Every line that includes the word "code" is to be listed.

Data to use:
_ _ _

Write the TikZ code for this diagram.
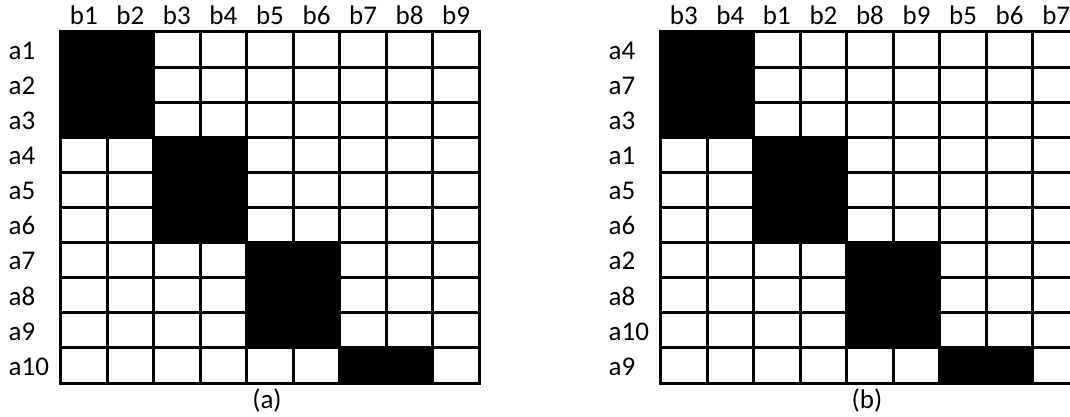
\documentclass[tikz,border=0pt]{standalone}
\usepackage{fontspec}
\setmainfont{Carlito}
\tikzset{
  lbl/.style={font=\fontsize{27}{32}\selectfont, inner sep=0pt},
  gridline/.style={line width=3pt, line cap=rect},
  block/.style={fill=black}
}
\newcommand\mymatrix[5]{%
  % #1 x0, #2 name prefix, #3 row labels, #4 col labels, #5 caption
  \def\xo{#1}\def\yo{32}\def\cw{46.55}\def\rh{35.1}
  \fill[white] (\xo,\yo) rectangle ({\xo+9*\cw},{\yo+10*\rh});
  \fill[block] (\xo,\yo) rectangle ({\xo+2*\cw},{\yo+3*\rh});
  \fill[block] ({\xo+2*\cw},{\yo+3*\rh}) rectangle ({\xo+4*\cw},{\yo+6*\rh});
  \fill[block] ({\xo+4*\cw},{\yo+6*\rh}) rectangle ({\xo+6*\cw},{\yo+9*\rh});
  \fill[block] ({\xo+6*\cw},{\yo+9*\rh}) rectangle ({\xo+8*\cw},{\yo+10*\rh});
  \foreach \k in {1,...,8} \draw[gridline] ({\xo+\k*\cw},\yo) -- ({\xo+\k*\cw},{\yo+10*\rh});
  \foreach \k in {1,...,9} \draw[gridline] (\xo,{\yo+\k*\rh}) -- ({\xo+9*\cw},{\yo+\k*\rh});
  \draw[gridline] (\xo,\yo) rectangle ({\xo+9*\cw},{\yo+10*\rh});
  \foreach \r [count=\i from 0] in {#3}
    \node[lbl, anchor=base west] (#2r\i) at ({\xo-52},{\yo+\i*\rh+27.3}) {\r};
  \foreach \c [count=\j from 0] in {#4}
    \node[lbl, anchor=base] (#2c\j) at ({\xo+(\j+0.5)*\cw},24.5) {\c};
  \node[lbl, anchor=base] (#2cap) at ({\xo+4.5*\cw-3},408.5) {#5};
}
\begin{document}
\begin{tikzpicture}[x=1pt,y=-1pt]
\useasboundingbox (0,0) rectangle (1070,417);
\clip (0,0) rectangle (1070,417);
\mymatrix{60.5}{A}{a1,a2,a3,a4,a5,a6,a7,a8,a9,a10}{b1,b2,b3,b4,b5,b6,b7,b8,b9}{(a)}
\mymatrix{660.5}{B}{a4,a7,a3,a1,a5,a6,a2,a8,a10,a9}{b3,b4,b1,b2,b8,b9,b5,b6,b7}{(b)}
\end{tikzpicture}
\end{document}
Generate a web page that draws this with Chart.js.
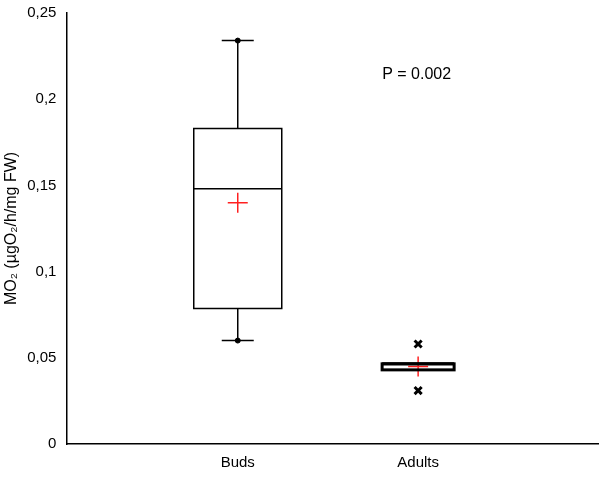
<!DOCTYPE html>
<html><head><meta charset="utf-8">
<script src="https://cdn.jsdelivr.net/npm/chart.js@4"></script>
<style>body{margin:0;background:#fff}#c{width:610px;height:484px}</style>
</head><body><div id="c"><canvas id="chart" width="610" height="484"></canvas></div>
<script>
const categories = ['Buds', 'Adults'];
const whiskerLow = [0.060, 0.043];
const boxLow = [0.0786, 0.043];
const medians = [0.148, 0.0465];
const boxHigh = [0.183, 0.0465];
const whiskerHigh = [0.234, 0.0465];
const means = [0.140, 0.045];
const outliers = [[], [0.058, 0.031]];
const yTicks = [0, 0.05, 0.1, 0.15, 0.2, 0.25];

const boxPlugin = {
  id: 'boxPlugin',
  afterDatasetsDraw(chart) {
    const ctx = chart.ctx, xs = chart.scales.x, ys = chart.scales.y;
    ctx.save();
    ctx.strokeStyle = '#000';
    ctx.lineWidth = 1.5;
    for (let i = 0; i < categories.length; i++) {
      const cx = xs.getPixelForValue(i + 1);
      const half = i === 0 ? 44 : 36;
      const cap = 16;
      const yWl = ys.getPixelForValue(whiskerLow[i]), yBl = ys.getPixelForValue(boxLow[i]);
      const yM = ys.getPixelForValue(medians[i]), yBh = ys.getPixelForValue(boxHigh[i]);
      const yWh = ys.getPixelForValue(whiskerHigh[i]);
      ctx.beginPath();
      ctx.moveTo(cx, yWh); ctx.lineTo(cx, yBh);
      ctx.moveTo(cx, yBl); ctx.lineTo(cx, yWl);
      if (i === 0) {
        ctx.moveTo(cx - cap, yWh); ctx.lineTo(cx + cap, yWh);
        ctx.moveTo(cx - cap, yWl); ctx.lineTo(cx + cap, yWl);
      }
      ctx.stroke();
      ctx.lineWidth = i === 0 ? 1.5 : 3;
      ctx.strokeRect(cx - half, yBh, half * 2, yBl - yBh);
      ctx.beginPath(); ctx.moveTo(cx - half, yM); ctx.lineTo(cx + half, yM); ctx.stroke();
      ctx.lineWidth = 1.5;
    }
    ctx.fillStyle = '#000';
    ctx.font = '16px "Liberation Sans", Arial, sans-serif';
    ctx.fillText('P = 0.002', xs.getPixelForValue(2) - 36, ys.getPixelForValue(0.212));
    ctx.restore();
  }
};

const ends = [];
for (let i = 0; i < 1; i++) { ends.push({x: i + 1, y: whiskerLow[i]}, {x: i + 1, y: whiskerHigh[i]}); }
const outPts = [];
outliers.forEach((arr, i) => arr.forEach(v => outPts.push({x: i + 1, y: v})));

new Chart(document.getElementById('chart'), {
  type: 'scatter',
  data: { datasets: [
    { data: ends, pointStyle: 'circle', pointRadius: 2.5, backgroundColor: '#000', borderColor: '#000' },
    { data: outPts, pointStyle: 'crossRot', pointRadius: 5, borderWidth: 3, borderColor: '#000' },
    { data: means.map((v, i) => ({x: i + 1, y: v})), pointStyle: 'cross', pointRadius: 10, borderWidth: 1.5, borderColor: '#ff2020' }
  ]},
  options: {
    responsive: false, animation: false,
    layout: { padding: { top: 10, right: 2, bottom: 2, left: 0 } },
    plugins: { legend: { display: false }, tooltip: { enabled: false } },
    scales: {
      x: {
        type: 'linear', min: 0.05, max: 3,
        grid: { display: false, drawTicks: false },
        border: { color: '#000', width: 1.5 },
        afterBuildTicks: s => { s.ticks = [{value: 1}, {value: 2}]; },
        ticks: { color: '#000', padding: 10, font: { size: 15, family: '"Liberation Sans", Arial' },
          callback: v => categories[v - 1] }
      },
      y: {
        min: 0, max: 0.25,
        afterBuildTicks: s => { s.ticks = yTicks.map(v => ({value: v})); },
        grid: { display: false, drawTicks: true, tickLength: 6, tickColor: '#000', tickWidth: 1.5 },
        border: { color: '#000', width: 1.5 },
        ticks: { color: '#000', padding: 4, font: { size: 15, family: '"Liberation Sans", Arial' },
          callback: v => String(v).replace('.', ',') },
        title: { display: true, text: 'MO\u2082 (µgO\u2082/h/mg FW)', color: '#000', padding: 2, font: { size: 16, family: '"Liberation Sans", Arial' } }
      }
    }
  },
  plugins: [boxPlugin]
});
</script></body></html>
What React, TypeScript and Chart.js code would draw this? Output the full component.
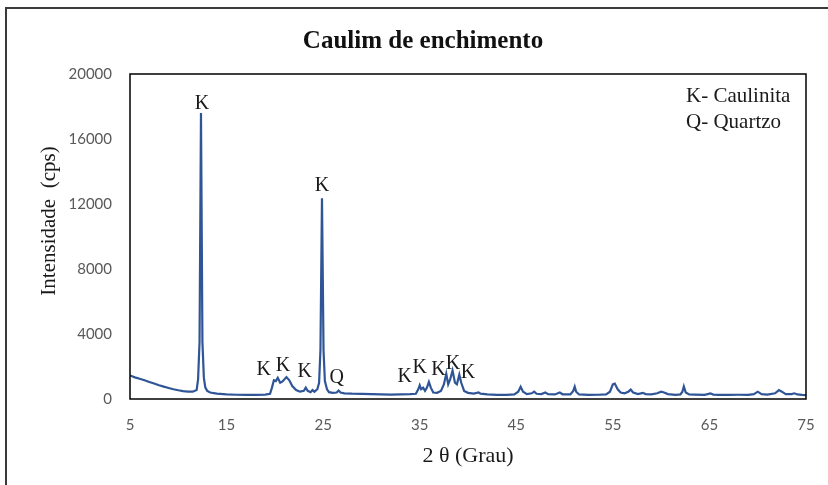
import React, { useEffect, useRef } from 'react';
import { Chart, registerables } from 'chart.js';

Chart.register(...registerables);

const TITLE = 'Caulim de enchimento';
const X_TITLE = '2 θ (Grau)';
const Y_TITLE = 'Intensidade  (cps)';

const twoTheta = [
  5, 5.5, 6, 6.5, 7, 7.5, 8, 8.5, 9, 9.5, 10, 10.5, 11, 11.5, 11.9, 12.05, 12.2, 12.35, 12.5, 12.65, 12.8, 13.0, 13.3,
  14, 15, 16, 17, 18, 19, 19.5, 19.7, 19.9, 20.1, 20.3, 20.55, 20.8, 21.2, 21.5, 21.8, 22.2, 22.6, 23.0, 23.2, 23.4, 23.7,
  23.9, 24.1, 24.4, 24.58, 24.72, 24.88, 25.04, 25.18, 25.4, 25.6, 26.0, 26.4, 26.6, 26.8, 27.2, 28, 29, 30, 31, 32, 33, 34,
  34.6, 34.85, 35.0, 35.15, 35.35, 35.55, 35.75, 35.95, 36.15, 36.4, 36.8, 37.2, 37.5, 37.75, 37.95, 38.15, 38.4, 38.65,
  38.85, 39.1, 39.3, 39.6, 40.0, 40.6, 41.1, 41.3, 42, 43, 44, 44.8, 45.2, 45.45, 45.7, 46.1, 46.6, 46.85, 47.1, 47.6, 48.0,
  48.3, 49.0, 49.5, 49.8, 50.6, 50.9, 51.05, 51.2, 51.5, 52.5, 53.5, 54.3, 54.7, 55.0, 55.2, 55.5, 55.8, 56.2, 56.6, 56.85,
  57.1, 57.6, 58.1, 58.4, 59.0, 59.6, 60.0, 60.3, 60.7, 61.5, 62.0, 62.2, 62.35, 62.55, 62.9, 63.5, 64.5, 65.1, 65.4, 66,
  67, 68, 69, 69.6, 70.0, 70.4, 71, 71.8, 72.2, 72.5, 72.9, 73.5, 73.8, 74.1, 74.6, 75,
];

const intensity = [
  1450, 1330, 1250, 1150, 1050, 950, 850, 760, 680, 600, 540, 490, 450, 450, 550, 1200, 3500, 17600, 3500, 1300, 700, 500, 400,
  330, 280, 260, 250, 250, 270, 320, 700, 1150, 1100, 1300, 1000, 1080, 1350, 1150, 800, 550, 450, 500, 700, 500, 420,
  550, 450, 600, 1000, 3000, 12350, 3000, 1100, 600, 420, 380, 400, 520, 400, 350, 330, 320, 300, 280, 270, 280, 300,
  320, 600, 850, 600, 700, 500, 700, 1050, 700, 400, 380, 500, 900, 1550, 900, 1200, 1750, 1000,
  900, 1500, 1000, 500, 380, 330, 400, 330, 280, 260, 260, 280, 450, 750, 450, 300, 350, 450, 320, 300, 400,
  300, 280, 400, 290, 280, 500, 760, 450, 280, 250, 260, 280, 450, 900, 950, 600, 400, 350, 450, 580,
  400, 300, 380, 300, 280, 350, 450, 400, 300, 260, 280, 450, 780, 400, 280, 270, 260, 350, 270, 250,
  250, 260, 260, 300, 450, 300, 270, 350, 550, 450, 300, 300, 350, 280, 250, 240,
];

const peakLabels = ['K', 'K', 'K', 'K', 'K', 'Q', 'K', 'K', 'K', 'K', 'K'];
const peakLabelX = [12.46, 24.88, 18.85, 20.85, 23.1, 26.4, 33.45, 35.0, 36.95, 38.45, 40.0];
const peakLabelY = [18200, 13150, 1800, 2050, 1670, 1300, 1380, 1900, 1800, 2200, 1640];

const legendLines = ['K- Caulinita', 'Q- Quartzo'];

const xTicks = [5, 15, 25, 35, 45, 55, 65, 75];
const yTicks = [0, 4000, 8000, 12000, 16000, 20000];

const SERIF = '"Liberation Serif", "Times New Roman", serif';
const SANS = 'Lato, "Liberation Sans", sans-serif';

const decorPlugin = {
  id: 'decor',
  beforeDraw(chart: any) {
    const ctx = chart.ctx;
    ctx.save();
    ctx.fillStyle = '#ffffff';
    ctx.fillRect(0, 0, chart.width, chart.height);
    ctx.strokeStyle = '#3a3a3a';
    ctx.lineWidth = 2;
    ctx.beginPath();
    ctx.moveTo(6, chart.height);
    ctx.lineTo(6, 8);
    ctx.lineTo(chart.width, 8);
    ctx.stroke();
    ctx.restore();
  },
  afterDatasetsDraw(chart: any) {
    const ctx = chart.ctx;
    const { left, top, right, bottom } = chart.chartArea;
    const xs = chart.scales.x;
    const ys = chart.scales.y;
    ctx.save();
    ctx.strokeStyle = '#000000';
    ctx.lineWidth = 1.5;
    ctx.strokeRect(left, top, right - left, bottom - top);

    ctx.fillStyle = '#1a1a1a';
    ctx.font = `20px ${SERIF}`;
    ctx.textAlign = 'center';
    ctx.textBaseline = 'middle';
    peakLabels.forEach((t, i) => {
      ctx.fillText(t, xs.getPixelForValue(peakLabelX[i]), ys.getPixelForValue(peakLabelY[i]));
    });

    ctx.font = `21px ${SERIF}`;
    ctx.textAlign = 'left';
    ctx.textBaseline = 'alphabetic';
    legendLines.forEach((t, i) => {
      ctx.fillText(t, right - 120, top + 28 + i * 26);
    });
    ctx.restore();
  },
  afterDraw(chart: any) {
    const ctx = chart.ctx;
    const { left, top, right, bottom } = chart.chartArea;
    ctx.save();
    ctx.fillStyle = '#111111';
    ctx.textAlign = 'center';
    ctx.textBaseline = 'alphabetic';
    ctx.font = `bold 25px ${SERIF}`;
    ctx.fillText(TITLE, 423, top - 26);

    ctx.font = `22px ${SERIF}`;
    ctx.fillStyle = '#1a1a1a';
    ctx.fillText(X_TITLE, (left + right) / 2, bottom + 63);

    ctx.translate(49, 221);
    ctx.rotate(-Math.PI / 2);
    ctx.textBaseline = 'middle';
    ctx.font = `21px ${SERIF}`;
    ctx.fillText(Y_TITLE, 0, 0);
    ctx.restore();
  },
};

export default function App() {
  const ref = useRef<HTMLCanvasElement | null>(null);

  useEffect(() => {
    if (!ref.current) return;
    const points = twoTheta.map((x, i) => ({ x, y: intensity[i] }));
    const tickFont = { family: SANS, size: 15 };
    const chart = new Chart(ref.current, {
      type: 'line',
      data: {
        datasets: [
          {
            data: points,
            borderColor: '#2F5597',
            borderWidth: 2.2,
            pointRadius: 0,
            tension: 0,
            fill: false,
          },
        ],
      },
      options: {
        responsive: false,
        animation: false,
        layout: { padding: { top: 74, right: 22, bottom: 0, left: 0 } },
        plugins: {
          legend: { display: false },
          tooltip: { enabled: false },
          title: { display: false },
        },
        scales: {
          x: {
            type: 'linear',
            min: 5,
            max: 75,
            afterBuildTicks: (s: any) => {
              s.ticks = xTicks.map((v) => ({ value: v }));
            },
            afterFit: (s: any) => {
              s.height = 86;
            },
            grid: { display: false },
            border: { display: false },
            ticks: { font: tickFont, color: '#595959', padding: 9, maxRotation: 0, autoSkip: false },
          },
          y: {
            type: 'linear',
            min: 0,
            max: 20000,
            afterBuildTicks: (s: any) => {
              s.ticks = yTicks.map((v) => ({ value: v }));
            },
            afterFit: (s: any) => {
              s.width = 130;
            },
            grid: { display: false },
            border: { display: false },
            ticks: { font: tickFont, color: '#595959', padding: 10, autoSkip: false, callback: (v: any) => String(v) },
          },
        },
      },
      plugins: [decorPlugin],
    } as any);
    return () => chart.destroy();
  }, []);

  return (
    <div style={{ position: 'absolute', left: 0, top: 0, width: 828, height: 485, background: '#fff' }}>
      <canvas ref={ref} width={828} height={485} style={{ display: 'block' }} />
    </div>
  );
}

_ _ _

Exercise solution:
Write the TikZ code for this diagram.
What React, TypeScript and Chart.js code would draw this? Output the full component.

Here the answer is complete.